§ **What you need to do**
Retype the data exactly, from its first line to the line containing "const chartHeight = svgHeight", including both, and skip any picture.

§ **Supplied data**
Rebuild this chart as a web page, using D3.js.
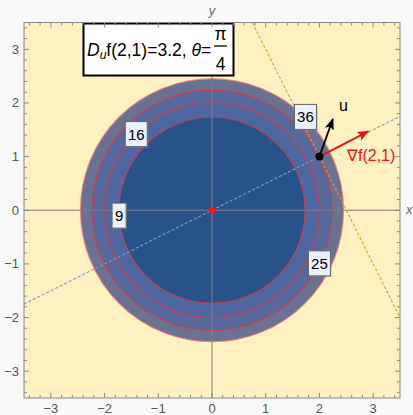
<!DOCTYPE html>
<html>
<head>
<meta charset="utf-8">
<script src="https://cdn.jsdelivr.net/npm/d3@7"></script>
<style>
  body { margin: 0; background: #f9f9f9; }
  svg { display: block; font-family: "Liberation Sans", Arial, sans-serif; }
</style>
</head>
<body>
<script>
// contour levels of f(x,y) = (x^2 + y^2)^2
const levels = [9, 16, 25, 36];
// where each contour label sits (data coords)
const labelPoints = [[-1.73, -0.1], [-1.41, 1.42], [2.0, -0.99], [1.74, 1.74]];
const xTicks = [-3, -2, -1, 0, 1, 2, 3];
const yTicks = [-3, -2, -1, 0, 1, 2, 3];
const point = [2, 1];
const gradEnd = [2.91, 1.47];
const uEnd = [2.25, 1.70];
const normalLine = [[-3.5, -1.75], [3.5, 1.75]];
const tangentLine = [[0.75, 3.5], [3.5, -2]];

const svgWidth = 413;
const svgHeight = 415;
const margin = {top: 22.5, right: 13, bottom: 17, left: 24};
const chartWidth = svgWidth - margin.left - margin.right;
const chartHeight = svgHeight - margin.top - margin.bottom;

const bandColors = ["#28528a", "#4f67a1", "#56689c", "#6b7191"];

const svg = d3.select("body").append("svg")
    .attr("width", svgWidth)
    .attr("height", svgHeight);

const x = d3.scaleLinear().domain([-3.5, 3.5]).range([margin.left, margin.left + chartWidth]);
const y = d3.scaleLinear().domain([-3.5, 3.5]).range([margin.top + chartHeight, margin.top]);

svg.append("defs").append("clipPath").attr("id", "plot")
    .append("rect")
    .attr("x", x(-3.5)).attr("y", y(3.5))
    .attr("width", chartWidth).attr("height", chartHeight);

// background
svg.append("rect")
    .attr("x", x(-3.5)).attr("y", y(3.5))
    .attr("width", chartWidth).attr("height", chartHeight)
    .attr("fill", "#fff1c1");

const g = svg.append("g").attr("clip-path", "url(#plot)");
const radius = lv => Math.pow(lv, 0.25);

// filled bands, largest first
g.selectAll(".band")
    .data(levels.map((lv, i) => ({lv, i})).reverse())
    .join("circle")
    .attr("cx", x(0)).attr("cy", y(0))
    .attr("r", d => x(radius(d.lv)) - x(0))
    .attr("fill", d => bandColors[d.i]);

// contour lines
g.selectAll(".contour")
    .data(levels)
    .join("circle")
    .attr("cx", x(0)).attr("cy", y(0))
    .attr("r", d => x(radius(d)) - x(0))
    .attr("fill", "none")
    .attr("stroke", (d, i) => i === levels.length - 1 ? "#f0807a" : "#d8383f")
    .attr("stroke-width", 1.1)
    .attr("stroke-opacity", 0.9);

// axes through origin
g.append("line")
    .attr("x1", x(-3.5)).attr("x2", x(3.5))
    .attr("y1", y(0)).attr("y2", y(0))
    .attr("stroke", "#808080").attr("stroke-width", 1);

// dashed normal line
g.append("line")
    .attr("x1", x(normalLine[0][0])).attr("y1", y(normalLine[0][1]))
    .attr("x2", x(normalLine[1][0])).attr("y2", y(normalLine[1][1]))
    .attr("stroke", "#7a9bd0").attr("stroke-width", 1.1)
    .attr("stroke-dasharray", "3,2");

// dashed tangent line
g.append("line")
    .attr("x1", x(tangentLine[0][0])).attr("y1", y(tangentLine[0][1]))
    .attr("x2", x(tangentLine[1][0])).attr("y2", y(tangentLine[1][1]))
    .attr("stroke", "#e79a2a").attr("stroke-width", 1.1)
    .attr("stroke-dasharray", "3,2");

// title box
const box = svg.append("g");
box.append("rect")
    .attr("x", 83.5).attr("y", 23.5)
    .attr("width", 150).attr("height", 52)
    .attr("fill", "white").attr("stroke", "black").attr("stroke-width", 2);

g.append("line")
    .attr("x1", x(0)).attr("x2", x(0))
    .attr("y1", y(-3.5)).attr("y2", y(3.5))
    .attr("stroke", "#808080").attr("stroke-width", 1);

const title = box.append("text")
    .attr("x", 87).attr("y", 55.5)
    .attr("font-size", 17.5);
title.append("tspan").attr("font-style", "italic").text("D");
title.append("tspan").attr("font-style", "italic").attr("font-size", 12).attr("dy", 3).text("u");
title.append("tspan").attr("dy", -3).text("f(2,1)=3.2, ");
title.append("tspan").attr("font-style", "italic").text("θ");
title.append("tspan").text("=");
box.append("text").attr("x", 220.5).attr("y", 40).attr("text-anchor", "middle")
    .attr("font-size", 17.5).text("π");
box.append("line").attr("x1", 214).attr("x2", 227).attr("y1", 46).attr("y2", 46)
    .attr("stroke", "black").attr("stroke-width", 1.3);
box.append("text").attr("x", 220.5).attr("y", 70).attr("text-anchor", "middle")
    .attr("font-size", 17.5).text("4");

// arrows
const defs = svg.select("defs");
function marker(id, color) {
    defs.append("marker").attr("id", id)
        .attr("viewBox", "0 0 10 10").attr("refX", 9).attr("refY", 5)
        .attr("markerWidth", 6.5).attr("markerHeight", 6.5)
        .attr("markerUnits", "strokeWidth")
        .attr("orient", "auto")
        .append("path").attr("d", "M0,1 L10,5 L0,9 L2,5 Z").attr("fill", color);
}
marker("headRed", "#f01010");
marker("headBlack", "black");

svg.append("line")
    .attr("x1", x(point[0])).attr("y1", y(point[1]))
    .attr("x2", x(gradEnd[0])).attr("y2", y(gradEnd[1]))
    .attr("stroke", "#f01010").attr("stroke-width", 1.8)
    .attr("marker-end", "url(#headRed)");
svg.append("line")
    .attr("x1", x(point[0])).attr("y1", y(point[1]))
    .attr("x2", x(uEnd[0])).attr("y2", y(uEnd[1]))
    .attr("stroke", "black").attr("stroke-width", 1.8)
    .attr("marker-end", "url(#headBlack)");

svg.append("circle").attr("cx", x(point[0])).attr("cy", y(point[1]))
    .attr("r", 4).attr("fill", "black");
svg.append("circle").attr("cx", x(0)).attr("cy", y(0))
    .attr("r", 3.5).attr("fill", "#f01818");

svg.append("text").attr("x", 339).attr("y", 111)
    .attr("font-size", 16).text("u");
svg.append("text").attr("x", 347).attr("y", 161)
    .attr("font-size", 16).attr("fill", "#f01010").text("∇f(2,1)");

// contour labels
const lbl = svg.selectAll(".lbl")
    .data(levels.map((lv, i) => ({lv, p: labelPoints[i]})))
    .join("g")
    .attr("transform", d => `translate(${x(d.p[0])},${y(d.p[1])})`);
lbl.each(function (d) {
    const w = String(d.lv).length * 8 + 6;
    const s = d3.select(this);
    s.append("rect").attr("x", -w / 2 + 1).attr("y", -11.5).attr("width", w).attr("height", 25)
        .attr("fill", "#8a8a8a").attr("opacity", 0.6);
    s.append("rect").attr("x", -w / 2).attr("y", -12.5).attr("width", w).attr("height", 25)
        .attr("fill", "#e8f1fc").attr("stroke", "#666").attr("stroke-width", 1);
    s.append("text").attr("text-anchor", "middle").attr("y", 5.5)
        .attr("font-size", 15).text(d.lv);
});

// frame with ticks
svg.append("rect")
    .attr("x", x(-3.5)).attr("y", y(3.5))
    .attr("width", chartWidth).attr("height", chartHeight)
    .attr("fill", "none").attr("stroke", "#888").attr("stroke-width", 1);

const minor = d3.range(-3.4, 3.41, 0.2).map(v => Math.round(v * 10) / 10);
const tickG = svg.append("g").attr("stroke", "#888").attr("stroke-width", 1);
minor.forEach(v => {
    const major = Number.isInteger(v);
    const len = major ? 5 : 3;
    const px = x(v), py = y(v);
    tickG.append("line").attr("x1", px).attr("x2", px).attr("y1", y(-3.5)).attr("y2", y(-3.5) - len);
    tickG.append("line").attr("x1", px).attr("x2", px).attr("y1", y(3.5)).attr("y2", y(3.5) + len);
    tickG.append("line").attr("y1", py).attr("y2", py).attr("x1", x(-3.5)).attr("x2", x(-3.5) + len);
    tickG.append("line").attr("y1", py).attr("y2", py).attr("x1", x(3.5)).attr("x2", x(3.5) - len);
});

const fmt = v => v < 0 ? "−" + Math.abs(v) : String(v);
svg.selectAll(".xt").data(xTicks).join("text")
    .attr("x", d => x(d)).attr("y", 413)
    .attr("text-anchor", "middle").attr("font-size", 13).attr("fill", "#555")
    .text(fmt);
svg.selectAll(".yt").data(yTicks).join("text")
    .attr("x", 19).attr("y", d => y(d) + 4.5)
    .attr("text-anchor", "end").attr("font-size", 13).attr("fill", "#555")
    .text(fmt);

svg.append("text").attr("x", x(0)).attr("y", 15).attr("text-anchor", "middle")
    .attr("font-size", 13).attr("font-style", "italic").attr("fill", "#666").text("y");
svg.append("text").attr("x", 406).attr("y", y(0) + 4).attr("font-size", 13)
    .attr("font-style", "italic").attr("fill", "#666").text("x");
</script>
</body>
</html>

§ **Answer**
Rebuild this chart as a web page, using D3.js.
<!DOCTYPE html>
<html>
<head>
<meta charset="utf-8">
<script src="https://cdn.jsdelivr.net/npm/d3@7"></script>
<style>
  body { margin: 0; background: #f9f9f9; }
  svg { display: block; font-family: "Liberation Sans", Arial, sans-serif; }
</style>
</head>
<body>
<script>
// contour levels of f(x,y) = (x^2 + y^2)^2
const levels = [9, 16, 25, 36];
// where each contour label sits (data coords)
const labelPoints = [[-1.73, -0.1], [-1.41, 1.42], [2.0, -0.99], [1.74, 1.74]];
const xTicks = [-3, -2, -1, 0, 1, 2, 3];
const yTicks = [-3, -2, -1, 0, 1, 2, 3];
const point = [2, 1];
const gradEnd = [2.91, 1.47];
const uEnd = [2.25, 1.70];
const normalLine = [[-3.5, -1.75], [3.5, 1.75]];
const tangentLine = [[0.75, 3.5], [3.5, -2]];

const svgWidth = 413;
const svgHeight = 415;
const margin = {top: 22.5, right: 13, bottom: 17, left: 24};
const chartWidth = svgWidth - margin.left - margin.right;
const chartHeight = svgHeight - margin.top - margin.bottom;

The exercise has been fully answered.